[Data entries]

►

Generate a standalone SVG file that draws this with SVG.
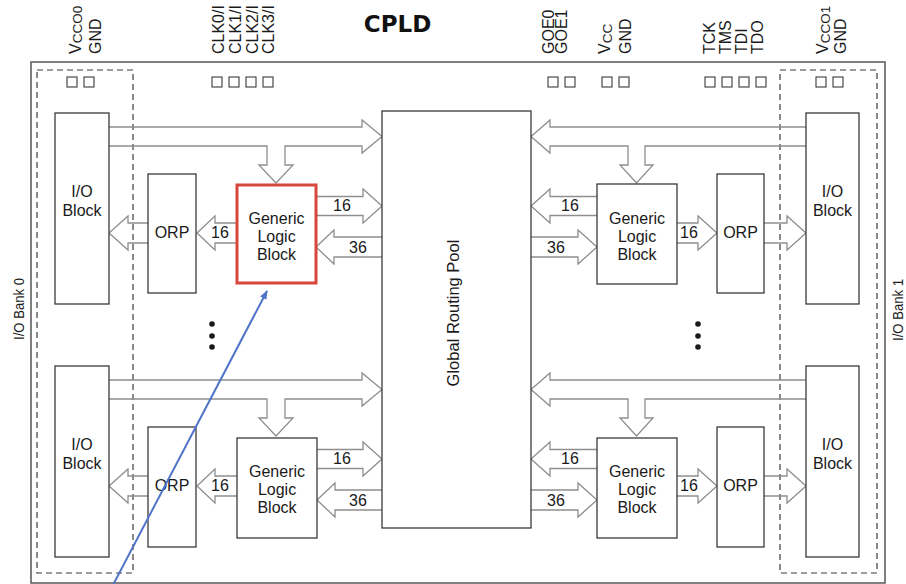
<svg xmlns="http://www.w3.org/2000/svg" width="906" height="584" viewBox="0 0 906 584">
  <defs>
    <style>
      .box { fill: #ffffff; stroke: #3a3a3a; stroke-width: 1.3; }
      .hl { fill: #ffffff; stroke: #d8473d; stroke-width: 3; }
      .bus { fill: none; stroke: #8e8e8e; stroke-width: 1.3; stroke-linejoin: miter; }
      .dash { fill: none; stroke: #3a3a3a; stroke-width: 1.2; stroke-dasharray: 6 4; }
      .frame { fill: none; stroke: #555555; stroke-width: 1.5; }
      .pad { fill: #ffffff; stroke: #3a3a3a; stroke-width: 1.1; }
      .t { font-family: "Liberation Sans", Arial, sans-serif; font-size: 16px; fill: #1a1a1a; text-anchor: middle; }
      .bank { font-family: "Liberation Sans", Arial, sans-serif; font-size: 15px; fill: #1a1a1a; }
      .pin { font-family: "Liberation Sans", Arial, sans-serif; font-size: 16px; fill: #1a1a1a; }
      .sub { font-size: 13.5px; }
      .title { font-family: "DejaVu Sans", Verdana, sans-serif; font-weight: bold; font-size: 23px; fill: #111111; text-anchor: middle; }
      .dot { fill: #1a1a1a; }
    </style>
    <marker id="blueHead" viewBox="0 0 10 10" refX="9" refY="5" markerWidth="9" markerHeight="9" markerUnits="userSpaceOnUse" orient="auto">
      <path d="M0,1 L10,5 L0,9 Z" fill="#4f74c8"/>
    </marker>
  </defs>

  <rect width="906" height="584" fill="#ffffff"/>

  <!-- title -->
  <text class="title" x="397.5" y="32">CPLD</text>

  <!-- device outline and the two I/O bank regions -->
  <g id="frame">
    <rect class="frame" x="31" y="62" width="854" height="521"/>
    <rect class="dash" x="37" y="70" width="96" height="503"/>
    <rect class="dash" x="780" y="70" width="97" height="503"/>
    <text class="bank" transform="translate(24,340) rotate(-90)" textLength="62" lengthAdjust="spacingAndGlyphs">I/O Bank 0</text>
    <text class="bank" transform="translate(903,341) rotate(-90)" textLength="62" lengthAdjust="spacingAndGlyphs">I/O Bank 1</text>
  </g>

  <!-- pin names and pads -->
  <g id="pins">
    <text class="pin" transform="translate(80.5,54) rotate(-90)">V<tspan class="sub" dy="1.5">CCO0</tspan></text>
    <text class="pin" transform="translate(101,54) rotate(-90)">GND</text>
    <text class="pin" transform="translate(224,54) rotate(-90)">CLK0/I</text>
    <text class="pin" transform="translate(241,54) rotate(-90)">CLK1/I</text>
    <text class="pin" transform="translate(257.5,54) rotate(-90)">CLK2/I</text>
    <text class="pin" transform="translate(274,54) rotate(-90)">CLK3/I</text>
    <text class="pin" transform="translate(554,54) rotate(-90)">GOE0</text>
    <text class="pin" transform="translate(567,54) rotate(-90)">GOE1</text>
    <text class="pin" transform="translate(610,54) rotate(-90)">V<tspan class="sub" dy="1.5">CC</tspan></text>
    <text class="pin" transform="translate(631,54) rotate(-90)">GND</text>
    <text class="pin" transform="translate(715,54) rotate(-90)">TCK</text>
    <text class="pin" transform="translate(731,54) rotate(-90)">TMS</text>
    <text class="pin" transform="translate(747,54) rotate(-90)">TDI</text>
    <text class="pin" transform="translate(763,54) rotate(-90)">TDO</text>
    <text class="pin" transform="translate(828,54) rotate(-90)">V<tspan class="sub" dy="1.5">CCO1</tspan></text>
    <text class="pin" transform="translate(846,54) rotate(-90)">GND</text>

    <rect class="pad" x="67" y="77" width="10" height="10"/>
    <rect class="pad" x="84" y="77" width="10" height="10"/>
    <rect class="pad" x="212" y="77" width="10" height="10"/>
    <rect class="pad" x="229" y="77" width="10" height="10"/>
    <rect class="pad" x="246" y="77" width="10" height="10"/>
    <rect class="pad" x="263" y="77" width="10" height="10"/>
    <rect class="pad" x="548" y="77" width="10" height="10"/>
    <rect class="pad" x="565" y="77" width="10" height="10"/>
    <rect class="pad" x="602" y="77" width="10" height="10"/>
    <rect class="pad" x="619" y="77" width="10" height="10"/>
    <rect class="pad" x="705" y="77" width="10" height="10"/>
    <rect class="pad" x="722" y="77" width="10" height="10"/>
    <rect class="pad" x="739" y="77" width="10" height="10"/>
    <rect class="pad" x="756" y="77" width="10" height="10"/>
    <rect class="pad" x="816" y="77" width="10" height="10"/>
    <rect class="pad" x="833" y="77" width="10" height="10"/>
  </g>

  <!-- bus connectors -->
  <g id="connectors">
    <!-- upper left -->
    <path class="bus" d="M109,127 H362 V120 L382,136.5 L362,153 V146 H285 V165 H293 L276,183 L259,165 H267 V146 H109"/>
    <path class="bus" d="M316,196.5 H363 V189 L382,206 L363,223 V215.5 H316"/>
    <path class="bus" d="M382,237 H334 V230 L316,247 L334,264 V257 H382"/>
    <path class="bus" d="M237,223 H215 V216 L197,233 L215,250 V243 H237"/>
    <path class="bus" d="M148,223 H128 V216 L109,233 L128,250 V243 H148"/>
    <!-- upper right -->
    <path class="bus" d="M806,127 H550 V120 L531,136.5 L550,153 V146 H628 V165 H620 L636.5,183 L653,165 H645 V146 H806"/>
    <path class="bus" d="M597,196.5 H550 V189 L531,206 L550,223 V215.5 H597"/>
    <path class="bus" d="M531,237 H578 V230 L597,247 L578,264 V257 H531"/>
    <path class="bus" d="M677,223 H698 V216 L717,233 L698,250 V243 H677"/>
    <path class="bus" d="M764,223 H787 V216 L806,233 L787,250 V243 H764"/>
    <!-- lower left -->
    <path class="bus" d="M109,380 H362 V373 L382,389.5 L362,406 V399 H285 V418 H293 L276,436 L259,418 H267 V399 H109"/>
    <path class="bus" d="M317,449.5 H363 V442 L382,459 L363,476 V468.5 H317"/>
    <path class="bus" d="M382,490 H335 V483 L317,500 L335,517 V510 H382"/>
    <path class="bus" d="M237,476 H215 V469 L197,486 L215,503 V496 H237"/>
    <path class="bus" d="M148,476 H128 V469 L109,486 L128,503 V496 H148"/>
    <!-- lower right -->
    <path class="bus" d="M806,380 H550 V373 L531,389.5 L550,406 V399 H628 V418 H620 L636.5,436 L653,418 H645 V399 H806"/>
    <path class="bus" d="M597,449.5 H550 V442 L531,459 L550,476 V468.5 H597"/>
    <path class="bus" d="M531,490 H578 V483 L597,500 L578,517 V510 H531"/>
    <path class="bus" d="M677,476 H698 V469 L717,486 L698,503 V496 H677"/>
    <path class="bus" d="M764,476 H787 V469 L806,486 L787,503 V496 H764"/>

    <!-- bus widths -->
    <text class="t" x="342" y="211">16</text>
    <text class="t" x="358" y="253">36</text>
    <text class="t" x="220" y="238">16</text>
    <text class="t" x="570" y="211">16</text>
    <text class="t" x="556" y="253">36</text>
    <text class="t" x="689" y="238">16</text>
    <text class="t" x="342" y="464">16</text>
    <text class="t" x="358" y="506">36</text>
    <text class="t" x="220" y="491">16</text>
    <text class="t" x="570" y="464">16</text>
    <text class="t" x="556" y="506">36</text>
    <text class="t" x="689" y="491">16</text>
  </g>

  <!-- global routing pool -->
  <g id="grp">
    <rect class="box" x="382" y="111" width="149" height="417"/>
    <text class="t" style="font-size:16.5px" transform="translate(459,313) rotate(-90)">Global Routing Pool</text>
  </g>

  <!-- bank 0, upper -->
  <g id="io0a">
    <rect class="box" x="55" y="113" width="54" height="191"/>
    <text class="t" x="82" y="197">I/O</text>
    <text class="t" x="82" y="216">Block</text>
  </g>
  <g id="orp0a">
    <rect class="box" x="148" y="174" width="48" height="119"/>
    <text class="t" x="172" y="238">ORP</text>
  </g>
  <g id="glb0a">
    <rect class="hl" x="237" y="185" width="79" height="98"/>
    <text class="t" x="276.5" y="223.5">Generic</text>
    <text class="t" x="276.5" y="241.5">Logic</text>
    <text class="t" x="276.5" y="259.5">Block</text>
  </g>

  <!-- bank 1, upper -->
  <g id="io1a">
    <rect class="box" x="806" y="113" width="53" height="191"/>
    <text class="t" x="832.5" y="197">I/O</text>
    <text class="t" x="832.5" y="216">Block</text>
  </g>
  <g id="orp1a">
    <rect class="box" x="717" y="174" width="47" height="119"/>
    <text class="t" x="740.5" y="238">ORP</text>
  </g>
  <g id="glb1a">
    <rect class="box" x="597" y="184" width="80" height="100"/>
    <text class="t" x="637" y="223.5">Generic</text>
    <text class="t" x="637" y="241.5">Logic</text>
    <text class="t" x="637" y="259.5">Block</text>
  </g>

  <!-- bank 0, lower -->
  <g id="io0b">
    <rect class="box" x="55" y="366" width="54" height="191"/>
    <text class="t" x="82" y="450">I/O</text>
    <text class="t" x="82" y="469">Block</text>
  </g>
  <g id="orp0b">
    <rect class="box" x="148" y="427" width="48" height="120"/>
    <text class="t" x="172" y="491">ORP</text>
  </g>
  <g id="glb0b">
    <rect class="box" x="237" y="438" width="80" height="100"/>
    <text class="t" x="277" y="476.5">Generic</text>
    <text class="t" x="277" y="494.5">Logic</text>
    <text class="t" x="277" y="512.5">Block</text>
  </g>

  <!-- bank 1, lower -->
  <g id="io1b">
    <rect class="box" x="806" y="366" width="53" height="191"/>
    <text class="t" x="832.5" y="450">I/O</text>
    <text class="t" x="832.5" y="469">Block</text>
  </g>
  <g id="orp1b">
    <rect class="box" x="717" y="427" width="47" height="120"/>
    <text class="t" x="740.5" y="491">ORP</text>
  </g>
  <g id="glb1b">
    <rect class="box" x="597" y="438" width="80" height="100"/>
    <text class="t" x="637" y="476.5">Generic</text>
    <text class="t" x="637" y="494.5">Logic</text>
    <text class="t" x="637" y="512.5">Block</text>
  </g>

  <!-- repetition marks -->
  <g id="ellipsis">
    <circle class="dot" cx="212" cy="324" r="2.8"/>
    <circle class="dot" cx="212" cy="336" r="2.8"/>
    <circle class="dot" cx="212" cy="347" r="2.8"/>
    <circle class="dot" cx="698" cy="324" r="2.8"/>
    <circle class="dot" cx="698" cy="336" r="2.8"/>
    <circle class="dot" cx="698" cy="347" r="2.8"/>
  </g>

  <!-- pointer to the highlighted logic block -->
  <g id="pointer">
    <line x1="113" y1="585" x2="267" y2="291" stroke="#4f74c8" stroke-width="2" marker-end="url(#blueHead)"/>
  </g>
</svg>
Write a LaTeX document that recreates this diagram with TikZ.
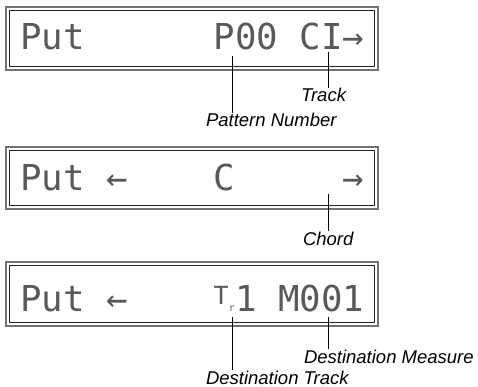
\documentclass[tikz,border=0pt]{standalone}
\usepackage{fontspec}
\newfontfamily\lcdfont{DejaVu Sans Mono}
\newfontfamily\notefont{Liberation Sans}
\newcommand{\trackmark}{\makebox[0.602em][l]{\raisebox{7pt}{\fontsize{25}{25}\selectfont T}\fontsize{10}{10}\selectfont r}}

\tikzset{
  lcdframe/.style={draw=black!55, line width=1.4pt},
  lcdinner/.style={draw=black!85, line width=0.7pt},
  lcdtext/.style={font=\lcdfont\fontsize{35.7}{36}\selectfont, text=black!65, inner sep=0pt, anchor=base west},
  callout/.style={font=\notefont\itshape\fontsize{18.5}{20}\selectfont, inner sep=0pt, outer sep=1pt},
  leader/.style={line width=0.8pt}
}

\begin{document}
\begin{tikzpicture}[x=1pt,y=-1pt]
        \useasboundingbox (0,0) rectangle (478,387);

        % display frames
        \draw [lcdframe] (6, 7) rectangle (378, 70);
        \draw [lcdinner] (9.5, 10.5) rectangle (374.5, 66.5);
        \draw [lcdframe] (6, 147) rectangle (378, 209);
        \draw [lcdinner] (9.5, 150.5) rectangle (374.5, 205.5);
        \draw [lcdframe] (6, 262) rectangle (378, 326);
        \draw [lcdinner] (9.5, 265.5) rectangle (374.5, 322.5);

        % first display
        \node [lcdtext] (putA) at (20, 50) {Put};
        \node [lcdtext] (patNum) at (213.5, 50) {P00};
        \node [lcdtext] (trkA) at (299.5, 50) {CI→};
        \node [callout, anchor=base west] (patLabel) at (205, 127) {Pattern Number};
        \node [callout, anchor=base east] (trkLabel) at (347, 102) {Track};
        \coordinate (patTop) at (232, 56);
        \coordinate (trkTop) at (328, 52);
        \draw [leader] (patTop) -- (patTop |- patLabel.north);
        \draw [leader] (trkTop) -- (trkTop |- trkLabel.north);

        % second display
        \node [lcdtext] (putB) at (20, 190) {Put};
        \node [lcdtext] (leftB) at (106, 190) {←};
        \node [lcdtext] (chordVal) at (213.5, 190) {C};
        \node [lcdtext] (rightB) at (342.5, 190) {→};
        \node [callout, anchor=base west] (chordLabel) at (302, 245) {Chord};
        \coordinate (chordTop) at (328, 194);
        \draw [leader] (chordTop) -- (chordTop |- chordLabel.north);

        % third display
        \node [lcdtext] (putC) at (20, 311) {Put};
        \node [lcdtext] (leftC) at (106, 311) {←};
        \node [lcdtext] (destTrk) at (213.5, 311) {\trackmark 1};
        \node [lcdtext] (destMeas) at (278, 311) {M001};
        \node [callout, anchor=base west] (measLabel) at (303, 363) {Destination Measure};
        \node [callout, anchor=base west] (dtrkLabel) at (205, 384) {Destination Track};
        \coordinate (dtrkTop) at (232, 317);
        \coordinate (measTop) at (328, 317);
        \draw [leader] (dtrkTop) -- (dtrkTop |- dtrkLabel.north);
        \draw [leader] (measTop) -- (measTop |- measLabel.north);
    \end{tikzpicture}
\end{document}
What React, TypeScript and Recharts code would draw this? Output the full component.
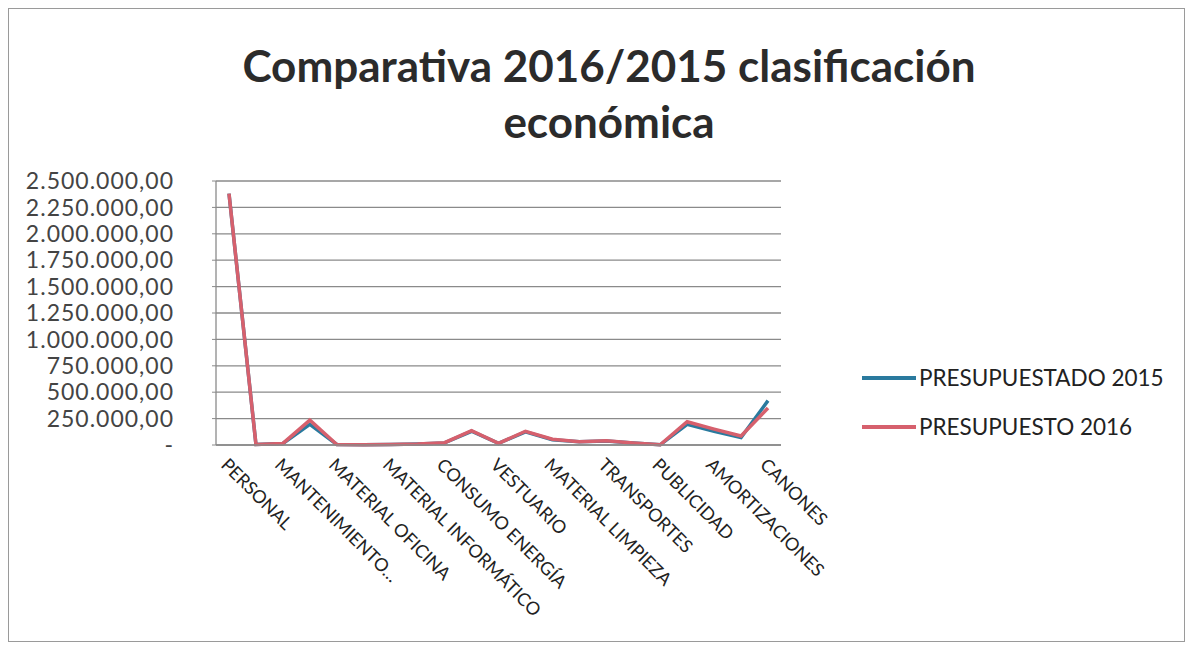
import { LineChart, Line, XAxis, YAxis, CartesianGrid } from 'recharts'

const categories = [
  'PERSONAL',
  'ARRENDAMIENTOS',
  'MANTENIMIENTO…',
  'REPARACIONES',
  'MATERIAL OFICINA',
  'PRENSA Y LIBROS',
  'MATERIAL INFORMÁTICO',
  'SUMINISTROS',
  'CONSUMO ENERGÍA',
  'AGUA',
  'VESTUARIO',
  'COMUNICACIONES',
  'MATERIAL LIMPIEZA',
  'PRIMAS SEGUROS',
  'TRANSPORTES',
  'TRIBUTOS',
  'PUBLICIDAD',
  'TRABAJOS EXTERIORES',
  'AMORTIZACIONES',
  'GASTOS DIVERSOS',
  'CANONES',
]

const presupuestado2015 = [
  2380000, 5000, 15000, 195000, 5000, 3000, 5000, 10000, 20000, 130000, 15000,
  125000, 50000, 30000, 38000, 18000, 2000, 195000, 130000, 70000, 420000,
]

const presupuesto2016 = [
  2380000, 5000, 15000, 235000, 5000, 3000, 5000, 10000, 22000, 135000, 15000,
  130000, 55000, 30000, 40000, 20000, 2000, 220000, 150000, 85000, 350000,
]

const yTicks = [0, 250000, 500000, 750000, 1000000, 1250000, 1500000, 1750000, 2000000, 2250000, 2500000]

const seriesNames = ['PRESUPUESTADO 2015', 'PRESUPUESTO 2016']
const COLORS = ['#2a7a9e', '#d6606d']

const data = categories.map((name, i) => ({
  name,
  p2015: presupuestado2015[i],
  p2016: presupuesto2016[i],
}))

function formatEs(v: number) {
  if (v === 0) return '-'
  const s = Math.round(v).toString().replace(/\B(?=(\d{3})+(?!\d))/g, '.')
  return s + ',00'
}

const FONT = 'Lato, "Open Sans", sans-serif'

export default function App() {
  return (
    <div
      style={{
        position: 'relative',
        width: 1175,
        height: 632,
        border: '1px solid #9a9a9a',
        background: '#fff',
        fontFamily: FONT,
      }}
    >
      <div
        style={{
          position: 'absolute',
          left: 0,
          width: 1200,
          top: 28,
          textAlign: 'center',
          fontSize: 44,
          fontWeight: 700,
          lineHeight: '56px',
          color: '#2b2b2b',
        }}
      >
        Comparativa 2016/2015 clasificación
        <br />
        económica
      </div>
      <LineChart
        width={1175}
        height={632}
        data={data}
        margin={{ top: 172, right: 403, bottom: 46, left: 7 }}
        style={{ position: 'absolute', left: 0, top: 0 }}
      >
        <CartesianGrid vertical={false} stroke="#8a8a8a" strokeWidth={1.3} />
        <XAxis
          dataKey="name"
          interval={1}
          angle={45}
          textAnchor="start"
          height={150}
          padding={{ left: 13, right: 13 }}
          tick={{ fontSize: 18, fill: '#222', fontFamily: FONT }}
          tickLine={false}
          axisLine={{ stroke: '#8a8a8a', strokeWidth: 1.3 }}
          tickMargin={6}
        />
        <YAxis
          width={200}
          domain={[0, 2500000]}
          ticks={yTicks}
          interval={0}
          tickFormatter={formatEs}
          tick={{ fontSize: 23, fill: '#444', fontFamily: FONT, letterSpacing: 1 }}
          tickSize={4}
          tickMargin={38}
          tickLine={{ stroke: '#8a8a8a' }}
          axisLine={{ stroke: '#8a8a8a', strokeWidth: 1.3 }}
        />
        <Line
          type="linear"
          dataKey="p2015"
          name={seriesNames[0]}
          stroke={COLORS[0]}
          strokeWidth={3.5}
          dot={false}
          isAnimationActive={false}
        />
        <Line
          type="linear"
          dataKey="p2016"
          name={seriesNames[1]}
          stroke={COLORS[1]}
          strokeWidth={3.5}
          dot={false}
          isAnimationActive={false}
        />
      </LineChart>
      <div
        style={{
          position: 'absolute',
          left: 853,
          top: 344,
          fontFamily: FONT,
          fontSize: 22.5,
          color: '#222',
        }}
      >
        {seriesNames.map((n, i) => (
          <div key={n} style={{ display: 'flex', alignItems: 'center', height: 49 }}>
            <span
              style={{ display: 'inline-block', width: 54, height: 4, background: COLORS[i], marginRight: 3 }}
            />
            <span>{n}</span>
          </div>
        ))}
      </div>
    </div>
  )
}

◄

**DIRECTIONS**
Could you quote, word for word, only the lines from the one containing "Write a LaTeX" through the one containing "rectangle (374.5, 322.5);", both included, and leave out any pictures?

**EXERCISE ANSWER**
Write a LaTeX document that recreates this diagram with TikZ.
\documentclass[tikz,border=0pt]{standalone}
\usepackage{fontspec}
\newfontfamily\lcdfont{DejaVu Sans Mono}
\newfontfamily\notefont{Liberation Sans}
\newcommand{\trackmark}{\makebox[0.602em][l]{\raisebox{7pt}{\fontsize{25}{25}\selectfont T}\fontsize{10}{10}\selectfont r}}

\tikzset{
  lcdframe/.style={draw=black!55, line width=1.4pt},
  lcdinner/.style={draw=black!85, line width=0.7pt},
  lcdtext/.style={font=\lcdfont\fontsize{35.7}{36}\selectfont, text=black!65, inner sep=0pt, anchor=base west},
  callout/.style={font=\notefont\itshape\fontsize{18.5}{20}\selectfont, inner sep=0pt, outer sep=1pt},
  leader/.style={line width=0.8pt}
}

\begin{document}
\begin{tikzpicture}[x=1pt,y=-1pt]
        \useasboundingbox (0,0) rectangle (478,387);

        % display frames
        \draw [lcdframe] (6, 7) rectangle (378, 70);
        \draw [lcdinner] (9.5, 10.5) rectangle (374.5, 66.5);
        \draw [lcdframe] (6, 147) rectangle (378, 209);
        \draw [lcdinner] (9.5, 150.5) rectangle (374.5, 205.5);
        \draw [lcdframe] (6, 262) rectangle (378, 326);
        \draw [lcdinner] (9.5, 265.5) rectangle (374.5, 322.5);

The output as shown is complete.